FIG. 13 is a bottom plan view of the ratchet legs of the ratchet gear cooperating with the ratchet teeth of the sleeve gear, and showing radial arms on the ratchet gear cooperating with an annular stepped collar on the sleeve gear for maintaining the ratchet gear and sleeve gear in a coaxial relationship;

FIG. 14 is a cross-sectional view of the slip-clutch assembly showing the radial arms positioned against the stepped collar and showing a snap-fit connection between the ratchet gear and sleeve gear;

FIG. 15 is a perspective view of the bottom of the direction assembly showing a drive gear received within the opening of the motor housing of FIG. 4;

FIG. 16 is a cross-sectional view of an alternative embodiment slip-clutch assembly being formed on the drive gear;

FIG. 17 is a perspective view of the drive gear;

FIG. 18 is a fragmentary cross-sectional view of the drive gear showing a slip gear positioned within a clutch gear;

FIG. 19 is a perspective view of the slip gear showing slip fingers and a central opening for non-rotationally receiving an axle;

FIG. 20 is a side elevational view of the slip gear; and

FIG. 21 is a perspective view of the clutch gear showing structure for cooperating with the slip fingers of the slip gear.

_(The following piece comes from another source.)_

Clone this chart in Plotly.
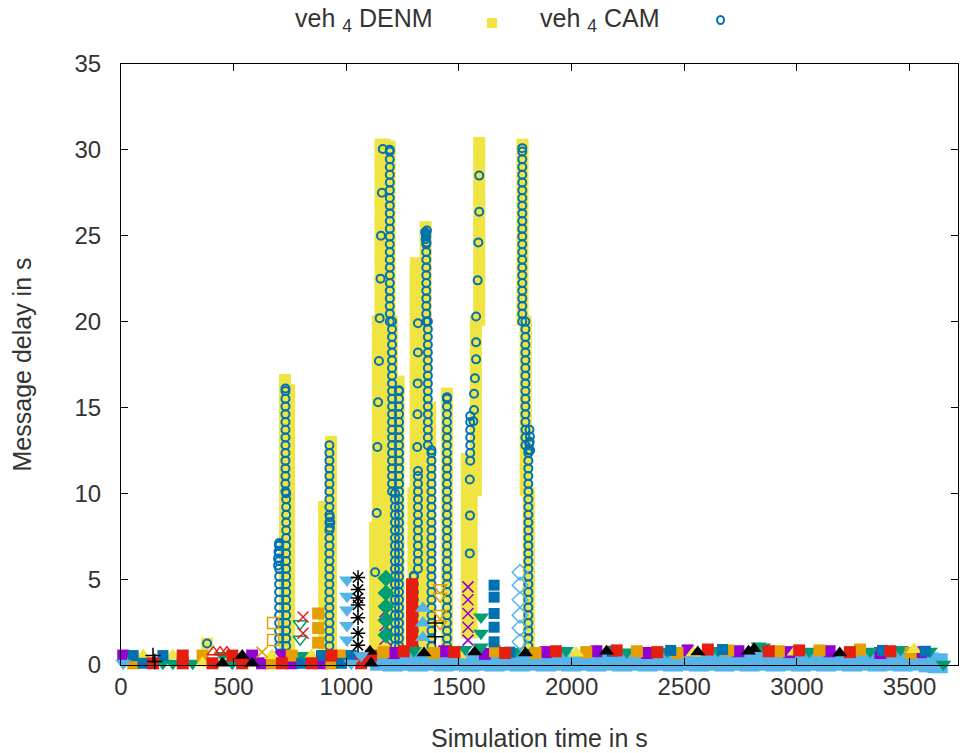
import plotly.graph_objects as go

# ---------------- veh 4 DENM (generation time [s], delay [s]) ----------------
# typical spacing of consecutive DENM delays inside one delivery burst
denm_grid = [0.3, 0.8, 1.4, 1.9, 2.5, 3.0, 3.6, 4.1, 4.7, 5.2, 5.8, 6.3, 6.9, 7.4, 8.0,
             8.5, 9.1, 9.6, 10.2, 10.7, 11.3, 11.8, 12.4, 12.9, 13.5, 14.0, 14.6, 15.1,
             15.7, 16.2, 16.8, 17.3, 17.9, 18.4, 19.0, 19.5, 20.1, 20.6, 21.2, 21.7,
             22.3, 22.8, 23.4, 23.9, 24.5, 25.0, 25.6, 26.1, 26.7, 27.2, 27.8, 28.3,
             28.9, 29.4, 30.0]
denm_seg_t = [728, 746, 902, 932, 1128, 1140, 1152, 1170, 1192, 1202, 1213, 1232, 1308,
              1298, 1330, 1352, 1372, 1447, 1590, 1575, 1556, 1535, 1782, 1796, 1810]
denm_seg_lo = [0, 0, 0, 0, 0, 8, 20, 0, 20, 10, 0, 0, 10, 0, 0, 15, 0, 0, 20, 10, 1.5,
               1.5, 20, 10, 0.8]
denm_seg_hi = [16.6, 16.0, 9.2, 13.0, 8, 20, 30.3, 30.3, 30.2, 20, 10, 16.5, 23.4, 10,
               23.0, 25.5, 15, 15.8, 30.4, 20, 10, 12, 30.3, 20, 10]
denm_extra_t = [382]
denm_extra_v = [1.25]

# ---------------- veh 4 CAM ----------------
cam_grid = [0.2, 0.65, 1.1, 1.55, 2.0, 2.45, 2.9, 3.35, 3.8, 4.25, 4.7, 5.15, 5.6, 6.05,
            6.5, 6.95, 7.4, 7.85, 8.3, 8.75, 9.2, 9.65, 10.1, 10.55, 11.0, 11.45, 11.9,
            12.35, 12.8, 13.25, 13.7, 14.15, 14.6, 15.05, 15.5, 15.95, 16.4, 16.85, 17.3,
            17.75, 18.2, 18.65, 19.1, 19.55, 20.0, 20.45, 20.9, 21.35, 21.8, 22.25, 22.7,
            23.15, 23.6, 24.05, 24.5, 24.95, 25.4, 25.85, 26.3, 26.75, 27.2, 27.65, 28.1,
            28.55, 29.0, 29.45, 29.9]
cam_seg_t = [733, 730, 702, 925, 1193, 1203, 1216, 1234, 1355, 1362, 1378, 1318, 1300,
             1447, 1550, 1781, 1795, 1808]
cam_seg_lo = [0.5, 10, 0.5, 0.5, 20, 10, 0.8, 0.8, 20, 12.5, 0.8, 5.2, 0.8, 0.8, 11.6,
              20, 12.5, 0.8]
cam_seg_hi = [10, 16.1, 7.1, 12.8, 30.0, 20, 10, 16.0, 25.1, 20, 12.5, 11.3, 5.2, 15.6,
              14.5, 30.1, 20, 12.5]
cam_pt_t = [382,
            1162, 1158, 1154, 1152, 1148, 1145, 1141, 1138, 1135, 1128,
            1318, 1318, 1317, 1316, 1315,
            1590, 1590, 1586, 1583, 1576, 1576, 1576, 1571, 1567, 1567, 1564,
            1548, 1549, 1548,
            1350, 1354, 1358, 1352, 1356,
            697, 699, 701, 697,
            1813, 1815, 1812, 1816, 1814,
            927, 929, 927]
cam_pt_v = [1.25,
            30.05, 27.5, 25.0, 22.5, 20.2, 17.7, 15.3, 12.7, 8.85, 5.4,
            19.9, 18.2, 16.4, 14.6, 12.7,
            28.5, 26.4, 24.6, 22.4, 20.3, 18.8, 17.8, 16.7, 15.8, 14.85, 14.2,
            10.8, 8.7, 6.5,
            25.2, 25.0, 25.3, 24.8, 24.6,
            6.2, 6.6, 7.0, 5.8,
            13.7, 13.3, 12.9, 12.5, 13.0,
            8.0, 8.3, 8.6]

# ---------------- other vehicles (no legend entry) ----------------
lblue_sq_t = [1150, 1205, 1262, 1318, 1375, 1430, 1488, 1545, 1600, 1658, 1715, 1770,
              1828, 1885, 1940, 1998, 2055, 2110, 2168, 2225, 2280, 2338, 2395, 2450,
              2508, 2565, 2620, 2678, 2735, 2790, 2848, 2905, 2960, 3018, 3075, 3130,
              3188, 3245, 3300, 3358, 3415, 3470, 3528, 3585, 3625]
lblue_sq_v = [0.25, 0.2, 0.25, 0.2, 0.25, 0.2, 0.25, 0.2, 0.25, 0.2, 0.25, 0.2, 0.25,
              0.2, 0.25, 0.2, 0.25, 0.2, 0.25, 0.2, 0.25, 0.2, 0.25, 0.2, 0.25, 0.2,
              0.25, 0.2, 0.25, 0.2, 0.25, 0.2, 0.25, 0.2, 0.25, 0.2, 0.25, 0.2, 0.25,
              0.2, 0.25, 0.2, 0.25, 0.15, 0.1]
lblue_td_t = [1003, 1003, 1003, 1003, 1003, 10, 1022, 1066]
lblue_td_v = [4.95, 4.0, 3.2, 2.3, 1.45, 0.1, 0.1, 0.55]
lblue_tu_t = [1340, 1340, 1340]
lblue_tu_v = [3.3, 2.45, 1.6]
lblue_do_t = [1771, 1771, 1771, 1771, 1771, 1771]
lblue_do_v = [5.4, 4.65, 3.8, 2.9, 2.15, 1.35]
purple_sq_t = [626, 758, 890, 10, 582, 714, 1210, 1435, 1615, 1885, 2110, 2335, 2515,
               2740, 2965, 3145, 3370, 3550]
purple_sq_v = [0.1, 0.1, 0.1, 0.55, 0.55, 0.55, 0.7, 0.8, 0.65, 0.75, 0.8, 0.7, 0.85,
               0.8, 0.75, 0.8, 0.7, 0.75]
purple_x_t = [1540, 1540, 1540, 1540, 1540, 1172, 1172, 1172]
purple_x_v = [4.55, 3.8, 3.0, 2.2, 1.45, 3.1, 2.3, 1.5]
green_td_t = [186, 230, 318, 494, 450, 802, 1598, 1598, 1598, 1300, 1525, 1750, 1975,
              2245, 2425, 2650, 2830, 2850, 3055, 3325, 3460, 3590, 3650]
green_td_v = [0.1, 0.1, 0.1, 0.1, 0.55, 0.55, 2.8, 1.85, 1.05, 0.85, 0.9, 0.8, 0.85,
              0.75, 0.8, 0.85, 1.1, 1.05, 0.8, 0.8, 0.9, 0.8, 0.05]
green_diam_t = [1176, 1176, 1176, 1176, 1176]
green_diam_v = [5.05, 4.2, 3.4, 2.6, 1.75]
green_tdo_t = [795, 795]
green_tdo_v = [2.4, 1.5]
orange_sq_t = [54, 362, 670, 758, 934, 978, 875, 875, 875, 1165, 1390, 1660, 1840, 2065,
               2290, 2470, 2695, 2920, 3100, 3280, 3505]
orange_sq_v = [0.1, 0.55, 0.1, 0.55, 0.1, 0.55, 3.0, 2.15, 1.3, 0.75, 0.7, 0.8, 0.7,
               0.75, 0.8, 0.7, 0.85, 0.8, 0.85, 0.9, 0.7]
orange_sqo_t = [675, 675]
orange_sqo_v = [2.45, 1.45]
orange_tdo_t = [1416, 1416, 1416, 1416]
orange_tdo_v = [4.5, 4.0, 3.0, 2.4]
orange_x_t = [626]
orange_x_v = [0.75]
yellow_tu_t = [362, 98, 230, 670, 846, 1500, 2020, 2540, 2990, 3520]
yellow_tu_v = [0.1, 0.55, 0.55, 0.55, 0.55, 0.6, 0.7, 0.7, 0.75, 0.9]
blue_sq_t = [98, 54, 186, 802, 890, 978, 1022, 1656, 1656, 1656, 1656, 1656, 1725, 2180,
             2440, 2670, 3380, 3570]
blue_sq_v = [0.1, 0.55, 0.55, 0.1, 0.55, 0.1, 0.55, 4.65, 3.95, 3.0, 2.2, 1.35, 0.75,
             0.8, 0.85, 0.9, 0.85, 0.8]
red_sq_t = [142, 274, 274, 406, 538, 494, 714, 846, 934, 1066, 1110, 1292, 1292, 1292,
            1292, 1292, 1292, 1292, 1292, 1255, 1480, 1705, 1930, 2200, 2380, 2605, 2875,
            3010, 3235, 3415]
red_sq_v = [0.1, 0.1, 0.55, 0.1, 0.1, 0.55, 0.1, 0.1, 0.55, 0.1, 0.55, 4.7, 4.3, 3.9,
            3.3, 2.9, 2.4, 1.9, 1.4, 0.8, 0.75, 0.7, 0.8, 0.85, 0.75, 0.9, 0.8, 0.85,
            0.75, 0.8]
red_x_t = [808, 808]
red_x_v = [2.8, 1.85]
red_tuo_t = [410, 440, 470]
red_tuo_v = [0.75, 0.75, 0.75]
black_star_t = [1052, 1052, 1052, 1052, 1052, 1052, 1052]
black_star_v = [5.1, 4.4, 3.9, 3.5, 2.75, 1.85, 1.15]
black_tu_t = [1105, 450, 582, 1110, 538, 1345, 1570, 1795, 2155, 2560, 2785, 2810, 3190]
black_tu_v = [0.8, 0.1, 0.1, 0.1, 0.55, 0.7, 0.75, 0.7, 0.8, 0.75, 0.8, 0.95, 0.7]
black_plus_t = [1394, 1394, 142, 150]
black_plus_v = [2.45, 1.65, 0.55, 0.2]

x_ticks = [0, 500, 1000, 1500, 2000, 2500, 3000, 3500]
y_ticks = [0, 5, 10, 15, 20, 25, 30, 35]

FONT = "Liberation Sans, Arial, sans-serif"
TXT = "#333333"


def expand(seg_t, seg_lo, seg_hi, grid):
    xs, ys = [], []
    for t, lo, hi in zip(seg_t, seg_lo, seg_hi):
        vals = [d for d in grid if lo <= d < hi] + [hi]
        xs += [t] * len(vals)
        ys += vals
    return xs, ys


fig = go.Figure()

dx, dy = expand(denm_seg_t, denm_seg_lo, denm_seg_hi, denm_grid)
fig.add_trace(go.Scatter(x=dx + denm_extra_t, y=dy + denm_extra_v, mode="markers",
                         name="veh 4 DENM", cliponaxis=False,
                         marker=dict(symbol="square", size=12, color="#F0E442",
                                     line=dict(width=0))))
cx, cy = expand(cam_seg_t, cam_seg_lo, cam_seg_hi, cam_grid)
fig.add_trace(go.Scatter(x=cx + cam_pt_t, y=cy + cam_pt_v, mode="markers",
                         name="veh 4 CAM", cliponaxis=False,
                         marker=dict(symbol="circle-open", size=8, color="#0072B2",
                                     line=dict(width=2, color="#0072B2"))))

others = [
    (lblue_sq_t, lblue_sq_v, "#56B4E9", "square", 20, 0),
    (purple_sq_t, purple_sq_v, "#9400D3", "square", 12, 0),
    (green_td_t, green_td_v, "#009E73", "triangle-down", 14, 0),
    (orange_sq_t, orange_sq_v, "#E69F00", "square", 12, 0),
    (yellow_tu_t, yellow_tu_v, "#F0E442", "triangle-up", 14, 0),
    (blue_sq_t, blue_sq_v, "#0072B2", "square", 11, 0),
    (red_sq_t, red_sq_v, "#E51E10", "square", 12, 0),
    (black_tu_t, black_tu_v, "#000000", "triangle-up", 13, 0),
    (lblue_td_t, lblue_td_v, "#56B4E9", "triangle-down", 14, 0),
    (purple_x_t, purple_x_v, "#9400D3", "x-thin-open", 11, 1.5),
    (green_diam_t, green_diam_v, "#009E73", "diamond", 13, 0),
    (green_tdo_t, green_tdo_v, "#009E73", "triangle-down-open", 12, 1.5),
    (lblue_tu_t, lblue_tu_v, "#56B4E9", "triangle-up", 14, 0),
    (lblue_do_t, lblue_do_v, "#56B4E9", "diamond-open", 12, 1.5),
    (orange_sqo_t, orange_sqo_v, "#E69F00", "square-open", 11, 1.5),
    (orange_tdo_t, orange_tdo_v, "#E69F00", "triangle-down-open", 12, 1.5),
    (orange_x_t, orange_x_v, "#E69F00", "x-thin-open", 11, 1.5),
    (red_x_t, red_x_v, "#E51E10", "x-thin-open", 11, 1.5),
    (red_tuo_t, red_tuo_v, "#E51E10", "triangle-up-open", 11, 1.5),
    (black_star_t, black_star_v, "#000000", "asterisk-open", 12, 1.5),
    (black_plus_t, black_plus_v, "#000000", "cross-thin-open", 11, 1.5),
]
for tx, ty, col, sym, sz, lw in others:
    fig.add_trace(go.Scatter(x=tx, y=ty, mode="markers", showlegend=False,
                             cliponaxis=False,
                             marker=dict(symbol=sym, size=sz, color=col,
                                         line=dict(width=lw, color=col))))

axis_common = dict(showline=True, linecolor="black", linewidth=1, mirror="ticks",
                   ticks="inside", ticklen=7, tickcolor="black", showgrid=False,
                   zeroline=False, tickfont=dict(family=FONT, size=24, color=TXT))
fig.update_layout(
    width=960, height=753,
    margin=dict(l=121, r=2, t=64, b=88),
    paper_bgcolor="white", plot_bgcolor="white",
    showlegend=False,
    xaxis=dict(range=[0, 3715], tickvals=x_ticks, **axis_common),
    yaxis=dict(range=[0, 35], tickvals=y_ticks, ticklabelstandoff=14, **axis_common),
    annotations=[
        dict(text="Simulation time in s", xref="paper", yref="paper", x=0.5, y=-0.1215,
             showarrow=False, xanchor="center", yanchor="middle",
             font=dict(family=FONT, size=25, color=TXT)),
        dict(text="Message delay in s", xref="paper", yref="paper", x=-0.1183, y=0.5,
             textangle=-90, showarrow=False, xanchor="center", yanchor="middle",
             font=dict(family=FONT, size=25, color=TXT)),
        dict(text="veh <sub>4</sub> DENM", xref="paper", yref="paper", x=0.3751,
             y=1.0732, showarrow=False, xanchor="right", yanchor="middle",
             font=dict(family=FONT, size=25, color=TXT)),
        dict(text="veh <sub>4</sub> CAM", xref="paper", yref="paper", x=0.6464,
             y=1.0732, showarrow=False, xanchor="right", yanchor="middle",
             font=dict(family=FONT, size=25, color=TXT)),
    ],
    shapes=[
        dict(type="rect", xref="paper", yref="paper", x0=0.4373, x1=0.4492,
             y0=1.0599, y1=1.0765, fillcolor="#F0E442", line=dict(width=0)),
        dict(type="circle", xref="paper", yref="paper", x0=0.7121, x1=0.7205,
             y0=1.0665, y1=1.0799, fillcolor="rgba(0,0,0,0)",
             line=dict(width=2, color="#0072B2")),
    ],
)
fig.write_html("out.html")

DESCRIPTION OF THE PREFERRED EMBODIMENT

Referring initially to FIGS. 1 and 2, a pop-up sprinkler 10 is depicted having a housing 12, a riser 14, a rotating sprinkler head 16, and a motor assembly 18. As will be discussed herein, the motor assembly 18 includes a turbine 70 located in the water flow stream. During use, the turbine 70 rotates at a rate in the order of 1890 revolutions per minute (RPMs), while the sprinkler head 16 preferably rotates approximately 1 revolution per minute.

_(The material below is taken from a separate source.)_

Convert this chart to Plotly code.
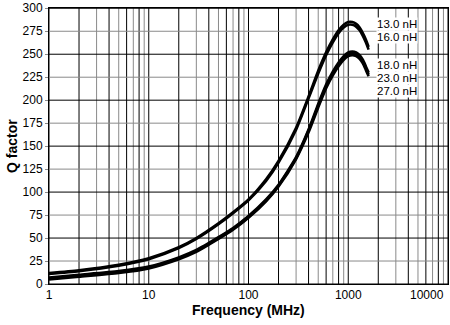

Where the rotation of the sprinkler head 16 is impeded by, for instance, a person holding the sprinkler head 16 stationary when the sprinkler 10 is activated, some portion of the motor assembly 18 must account for this stress. As the power delivered by the water stream on the turbine 70 is often too great for the turbine 70 to be stopped, the stress may be borne by components deforming, gears of the motor assembly 18 shearing teeth, or gears fixedly attached to axles slipping around the axles.

To provide a non-destructive, high-life cycle mechanism for responding to impedance of the rotation of the sprinkler head 16, the motor assembly 18 is provided with a slip-clutch assembly, as will be described below. In simple terms, the slip-clutch assembly replaces one of the components of the motor assembly with a pair of components which, when a threshold level of stress is experienced, slip relative to each other until the stress is relieved. Once the impedance ceases, the pair of components re-engage, and the sprinkler 10 continues to operate normally.

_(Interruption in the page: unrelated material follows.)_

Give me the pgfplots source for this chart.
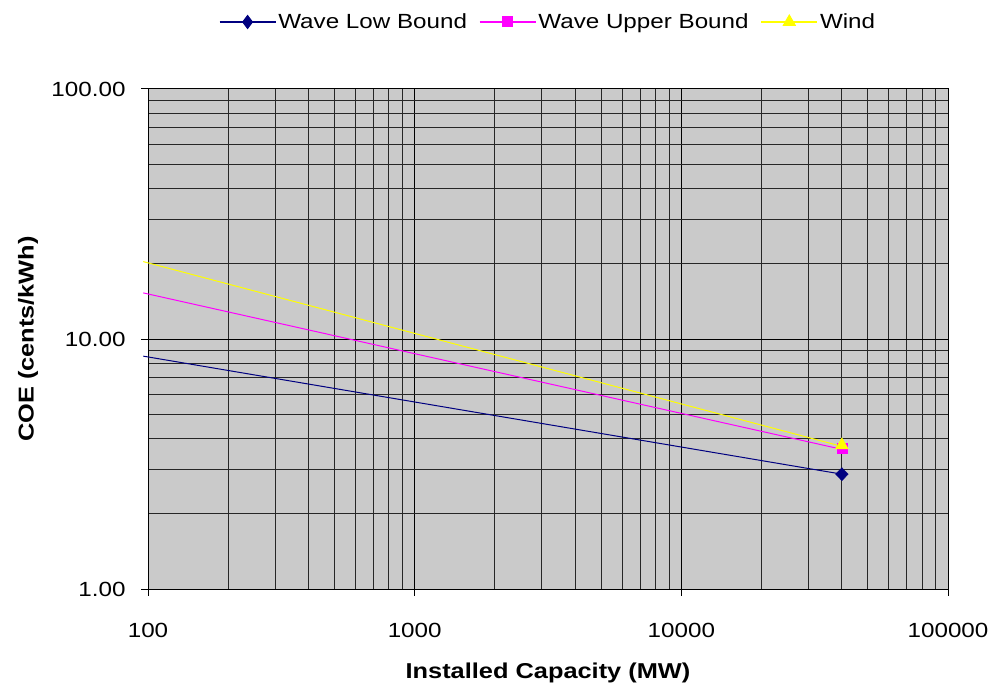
\documentclass[border=0pt]{standalone}
\usepackage{pgfplots}
\pgfplotsset{compat=1.18}
\usepackage{fontspec}
\setmainfont[FakeStretch=1.18]{Liberation Sans}
\definecolor{bgray}{HTML}{CACACA}
\definecolor{lowc}{HTML}{000080}
\definecolor{upc}{HTML}{FF00FF}
\definecolor{windc}{HTML}{FFFF00}
\begin{document}
\begin{tikzpicture}
\begin{axis}[
  scale only axis, width=800pt, height=500pt,
  xmode=log, ymode=log,
  xmin=100, xmax=100000, ymin=1, ymax=100,
  clip=false,
  axis background/.style={fill=bgray},
  axis line style={black, line width=1pt},
  grid=both,
  major grid style={black, line width=1pt},
  minor grid style={black!85, line width=0.9pt},
  xtick pos=bottom, ytick pos=left,
  tick align=outside,
  major tick length=7pt, minor tick length=0pt,
  tick style={black, line width=1pt},
  xtick={100,1000,10000,100000},
  xticklabels={100,1000,10000,100000},
  minor xtick={200,300,400,500,600,700,800,900,2000,3000,4000,5000,6000,7000,8000,9000,20000,30000,40000,50000,60000,70000,80000,90000},
  ytick={1,10,100},
  yticklabels={1.00,10.00,100.00},
  minor ytick={2,3,4,5,6,7,8,9,20,30,40,50,60,70,80,90},
  ticklabel style={font=\fontsize{20.5pt}{24pt}\selectfont},
  xticklabel style={yshift=-24pt},
  yticklabel style={xshift=-12pt},
  xlabel={\textbf{Installed Capacity (MW)}},
  ylabel={\textbf{COE (cents/kWh)}},
  xlabel style={at={(axis description cs:0.5,-0.168)}, anchor=center, font=\fontsize{21.5pt}{24pt}\selectfont},
  ylabel style={at={(axis description cs:-0.15,0.5)}, anchor=center, rotate=0, font=\fontsize{21.5pt}{24pt}\selectfont},
  legend columns=3,
  legend style={at={(0.5,1.134)}, anchor=center, draw=none, fill=none,
    font=\fontsize{20.5pt}{24pt}\selectfont,
    /tikz/every even column/.append style={column sep=10pt}},
  legend cell align=left,
  legend image code/.code={\draw[#1, mark=none, line width=1.4pt] (0pt,0pt) -- (56pt,0pt);
     \draw[#1, only marks] plot coordinates {(28pt,0pt)};},
]
\addlegendimage{lowc, line width=1pt, mark=diamond*, mark size=6.5pt, mark options={fill=lowc, draw=lowc}}
\addlegendentry{Wave Low Bound}
\addlegendimage{upc, line width=1pt, mark=square*, mark size=5pt, mark options={fill=upc, draw=upc}}
\addlegendentry{Wave Upper Bound}
\addlegendimage{windc, line width=1pt, mark=triangle*, mark size=7pt, mark options={fill=windc, draw=windc}}
\addlegendentry{Wind}

\addplot[lowc, line width=1pt, mark=none, forget plot] coordinates {(96,8.54) (40000,2.88)};
\addplot[upc, line width=1pt, mark=none, forget plot] coordinates {(96,15.29) (40000,3.62)};
\addplot[windc, line width=1pt, mark=none, forget plot] coordinates {(96,20.4) (40000,3.72)};

\addplot[only marks, mark=diamond*, mark size=6.5pt, lowc, mark options={fill=lowc, draw=lowc, xscale=1.3}, forget plot] coordinates {(40000,2.88)};
\addplot[only marks, mark=square*, mark size=5pt, upc, mark options={fill=upc, draw=upc}, forget plot] coordinates {(40000,3.65)};
\addplot[only marks, mark=triangle*, mark size=7.5pt, windc, mark options={fill=windc, draw=windc}, forget plot] coordinates {(40000,3.76)};
\end{axis}
\pgfresetboundingbox
\path ([xshift=-148pt,yshift=-99pt]current axis.south west) rectangle ([xshift=43pt,yshift=89pt]current axis.north east);
\end{tikzpicture}
\end{document}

The housing 12 has a lower end 22 with an inlet 24 that is threaded to connect to a pipe (not shown) for delivering water to the sprinkler 10 from a water source (not shown). The sprinkler 10 may be one of a number of sprinklers 10 connected to an irrigation network for distributing water over a particular area and including controls for activating and shutting off the water supply.

In use, the sprinkler 10 is generally embedded into ground or soil for distributing water to an area surrounding the sprinkler 10, and an upper end 26 of the housing 12 is generally at ground or grade level. The sprinkler 10 has a retracted position, shown in FIG. 1, and an extended position represented in FIG. 2. When the water is shut off, the riser 14 and the sprinkler head 16 are in the retracted position and generally located within the housing 12 so that a top surface 28 of the sprinkler head 16 is generally just above the ground level.

The housing 12 is generally cylindrical and defines a cavity 40 therein, and the riser 14 has a generally cylindrical outer surface 42. The riser 14 has a lower end 44 with an annular shoulder 46 extending thereabout. In a preferred embodiment, the shoulder 46 includes notches (not shown) for receiving ribs (not shown) located on an inner surface 48 of the housing 12. The notches cooperate with the ribs so that the riser 14 shifts generally linearly within the housing 12 between the retracted and extended positions.

The sprinkler 10 includes a bias member in the form of a coil spring 60 having an top coil 62 that contacts an inner shoulder 52 of the housing 12, as can be seen in FIG. 1. The spring 60 further includes a bottom coil 64 that contacts the riser ratchet shoulder 46. When the water is shut off, the spring 60 biases the riser 14 and sprinkler head 16 towards the retracted position.

Activation of the water into the housing 12 causes the riser 14 to extend from the housing 12. The extended riser 14 allows the sprinkler head 16 and a nozzle 20 located thereon to be exposed, and water is directed in the direction of the nozzle 20. The upward shifting of the riser 14 in response to water pressure compresses the spring 60 between the riser shoulder 46 and the housing inner shoulder 52. When the water is shut off, the spring 60 directs the riser 14 to return to its original, retracted position.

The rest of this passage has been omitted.